* WHAT YOU HAVE TO DO:
Search the data below for "draw"; list each line that holds it.

* * * * *

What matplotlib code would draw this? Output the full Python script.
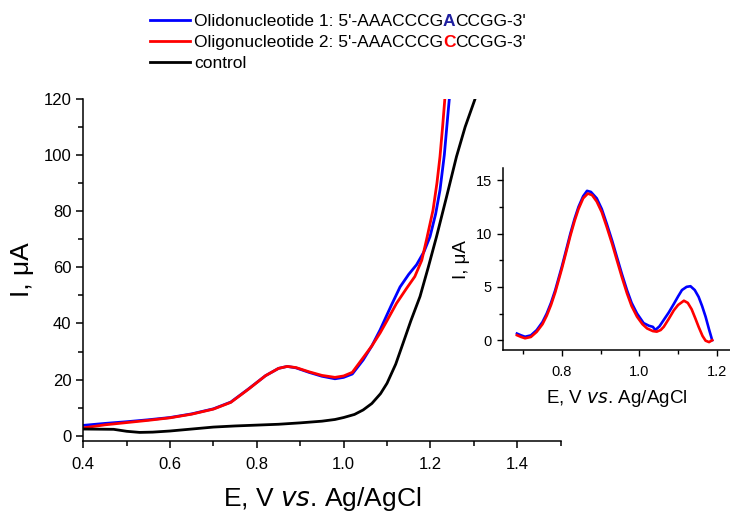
import matplotlib
matplotlib.use("Agg")
import matplotlib.pyplot as plt
from matplotlib.ticker import MultipleLocator

plt.rcParams['font.family'] = ['Liberation Sans', 'DejaVu Sans']

# main chart data (E in V, I in uA)
blue_x = [0.40, 0.45, 0.50, 0.55, 0.60, 0.65, 0.70, 0.74, 0.78, 0.82, 0.85, 0.87, 0.89, 0.92,
          0.95, 0.98, 1.00, 1.02, 1.045, 1.065, 1.084, 1.11, 1.13, 1.15, 1.168, 1.185, 1.199,
          1.212, 1.222, 1.232, 1.240, 1.247]
blue_y = [3.7, 4.4, 5.0, 5.7, 6.5, 7.8, 9.6, 12.0, 16.6, 21.4, 24.0, 24.7, 24.2, 22.6,
          21.2, 20.3, 20.8, 22.0, 27.0, 32.0, 37.7, 46.5, 53.0, 57.5, 60.9, 65.5, 70.9,
          79.0, 87.5, 100.0, 114.0, 126.0]

red_x = [0.40, 0.45, 0.50, 0.55, 0.60, 0.65, 0.70, 0.74, 0.78, 0.82, 0.85, 0.87, 0.89, 0.92,
         0.95, 0.98, 1.00, 1.02, 1.045, 1.065, 1.084, 1.10, 1.122, 1.145, 1.164, 1.18, 1.191,
         1.206, 1.215, 1.222, 1.228, 1.233, 1.237]
red_y = [2.8, 3.9, 4.7, 5.5, 6.4, 7.7, 9.5, 11.9, 16.5, 21.4, 24.0, 24.7, 24.3, 22.8,
         21.5, 20.8, 21.3, 22.6, 27.8, 32.0, 36.6, 41.0, 47.2, 52.5, 56.7, 62.5, 69.8,
         80.4, 90.0, 99.4, 110.0, 119.6, 128.0]

ctrl_x = [0.40, 0.47, 0.50, 0.53, 0.56, 0.60, 0.65, 0.70, 0.75, 0.80, 0.85, 0.90, 0.95, 0.98,
          1.00, 1.025, 1.045, 1.065, 1.085, 1.10, 1.12, 1.137, 1.155, 1.176, 1.195, 1.214,
          1.237, 1.26, 1.28, 1.302]
ctrl_y = [2.4, 2.3, 1.6, 1.2, 1.3, 1.7, 2.4, 3.1, 3.5, 3.8, 4.1, 4.6, 5.2, 5.8,
          6.5, 7.6, 9.2, 11.5, 15.0, 18.7, 25.5, 33.0, 41.0, 49.6, 60.0, 70.9,
          85.0, 99.4, 110.0, 119.6]

# inset data (background subtracted)
in_blue_x = [0.684, 0.695, 0.705, 0.72, 0.735, 0.75, 0.761, 0.772, 0.783, 0.80, 0.81, 0.822,
             0.833, 0.843, 0.855, 0.865, 0.875, 0.89, 0.903, 0.916, 0.93, 0.942, 0.955, 0.968,
             0.98, 0.994, 1.011, 1.025, 1.035, 1.041, 1.052, 1.063, 1.076, 1.089, 1.10, 1.11,
             1.122, 1.132, 1.143, 1.153, 1.162, 1.171, 1.18, 1.188]
in_blue_y = [0.62, 0.45, 0.32, 0.45, 0.94, 1.7, 2.5, 3.5, 4.7, 6.9, 8.3, 10.0,
             11.4, 12.5, 13.5, 14.0, 13.9, 13.3, 12.3, 10.9, 9.3, 7.8, 6.2, 4.7,
             3.5, 2.5, 1.6, 1.35, 1.25, 0.95, 1.3, 1.9, 2.6, 3.4, 4.1, 4.7,
             5.0, 5.06, 4.7, 4.06, 3.2, 2.2, 1.0, 0.0]

in_red_x = [0.684, 0.695, 0.705, 0.72, 0.735, 0.75, 0.761, 0.772, 0.783, 0.80, 0.81, 0.822,
            0.833, 0.843, 0.855, 0.867, 0.878, 0.89, 0.903, 0.916, 0.93, 0.942, 0.955, 0.968,
            0.98, 0.994, 1.008, 1.02, 1.035, 1.045, 1.055, 1.063, 1.076, 1.089, 1.10, 1.115,
            1.125, 1.135, 1.145, 1.153, 1.163, 1.171, 1.18, 1.188]
in_red_y = [0.47, 0.3, 0.18, 0.3, 0.78, 1.5, 2.3, 3.3, 4.5, 6.7, 8.1, 9.8,
            11.2, 12.3, 13.3, 13.75, 13.6, 13.0, 12.0, 10.6, 9.0, 7.5, 5.9, 4.4,
            3.2, 2.2, 1.5, 1.1, 0.85, 0.8, 0.95, 1.25, 2.0, 2.8, 3.3, 3.7,
            3.5, 2.9, 2.0, 1.25, 0.4, -0.05, -0.18, 0.0]

# legend labels, split round the coloured base letter
label_1 = ["Olidonucleotide 1: 5'-AAACCCG", "A", "CCGG-3'"]
label_2 = ["Oligonucleotide 2: 5'-AAACCCG", "C", "CCGG-3'"]
label_3 = "control"

fig = plt.figure(figsize=(7.3, 5.12), dpi=100)

# main axes
ax = fig.add_axes([0.114, 0.139, 0.654, 0.668])
l1, = ax.plot(blue_x, blue_y, color='#0000ff', lw=2.0)
l2, = ax.plot(red_x, red_y, color='#ff0000', lw=2.0)
l3, = ax.plot(ctrl_x, ctrl_y, color='black', lw=2.0)
ax.set_xlim(0.4, 1.5)
ax.set_ylim(-1.8, 120)
ax.spines['top'].set_visible(False)
ax.spines['right'].set_visible(False)
for s in ('left', 'bottom'):
    ax.spines[s].set_linewidth(1.1)
ax.xaxis.set_major_locator(MultipleLocator(0.2))
ax.xaxis.set_minor_locator(MultipleLocator(0.1))
ax.yaxis.set_major_locator(MultipleLocator(20))
ax.yaxis.set_minor_locator(MultipleLocator(10))
ax.xaxis.set_major_formatter(plt.FormatStrFormatter('%.1f'))
ax.tick_params(which='major', direction='out', length=5, width=1.1, labelsize=12)
ax.tick_params(axis='x', which='major', pad=7)
ax.tick_params(which='minor', direction='out', length=3.5, width=1.1)
ax.set_xlabel(r"E, V $\it{vs}$. Ag/AgCl", fontsize=19, labelpad=9)
ax.set_ylabel(u"I, \u03bcA", fontsize=19, labelpad=7)

# inset
axi = fig.add_axes([0.689, 0.316, 0.311, 0.355])
axi.plot(in_blue_x, in_blue_y, color='#0000ff', lw=1.9)
axi.plot(in_red_x, in_red_y, color='#ff0000', lw=1.9)
axi.set_xlim(0.648, 1.234)
axi.set_ylim(-0.94, 16.1)
axi.patch.set_alpha(0)
axi.spines['top'].set_visible(False)
axi.spines['right'].set_visible(False)
for s in ('left', 'bottom'):
    axi.spines[s].set_linewidth(1.1)
axi.xaxis.set_major_locator(MultipleLocator(0.2))
axi.xaxis.set_minor_locator(MultipleLocator(0.1))
axi.yaxis.set_major_locator(MultipleLocator(5))
axi.yaxis.set_minor_locator(MultipleLocator(2.5))
axi.xaxis.set_major_formatter(plt.FormatStrFormatter('%.1f'))
axi.tick_params(which='major', direction='out', length=4.5, width=1.0, labelsize=10.5)
axi.tick_params(axis='x', which='major', pad=6.5)
axi.tick_params(which='minor', direction='out', length=3, width=1.0)
axi.set_xlabel(r"E, V $\it{vs}$. Ag/AgCl", fontsize=13.5, labelpad=6)
axi.set_ylabel(u"I, \u03bcA", fontsize=13.5, labelpad=4)

leg = fig.legend([l1, l2, l3], [label_1[0], label_2[0], label_3],
                 loc='upper left', bbox_to_anchor=(0.205, 0.972), frameon=False,
                 fontsize=12.5, handlelength=2.3, handletextpad=0.25,
                 labelspacing=0.33, borderpad=0, borderaxespad=0)

# append the coloured letter and the rest of each label after the legend text
fig.canvas.draw()
renderer = fig.canvas.get_renderer()
W, H = fig.bbox.width, fig.bbox.height
texts = leg.get_texts()
for txt, parts, col in [(texts[0], label_1, '#1f1fa0'), (texts[1], label_2, '#ff0000')]:
    bb = txt.get_window_extent(renderer)
    t_mid = fig.text(bb.x1 / W, bb.y0 / H, parts[1], color=col, fontweight='bold',
                     fontsize=12.5, va='bottom', ha='left')
    bb2 = t_mid.get_window_extent(renderer)
    fig.text(bb2.x1 / W, bb.y0 / H, parts[2], color='black',
             fontsize=12.5, va='bottom', ha='left')

fig.savefig("out.png", dpi=100)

* * * * *

* ANSWER BELOW:
What matplotlib code would draw this? Output the full Python script.
fig.canvas.draw()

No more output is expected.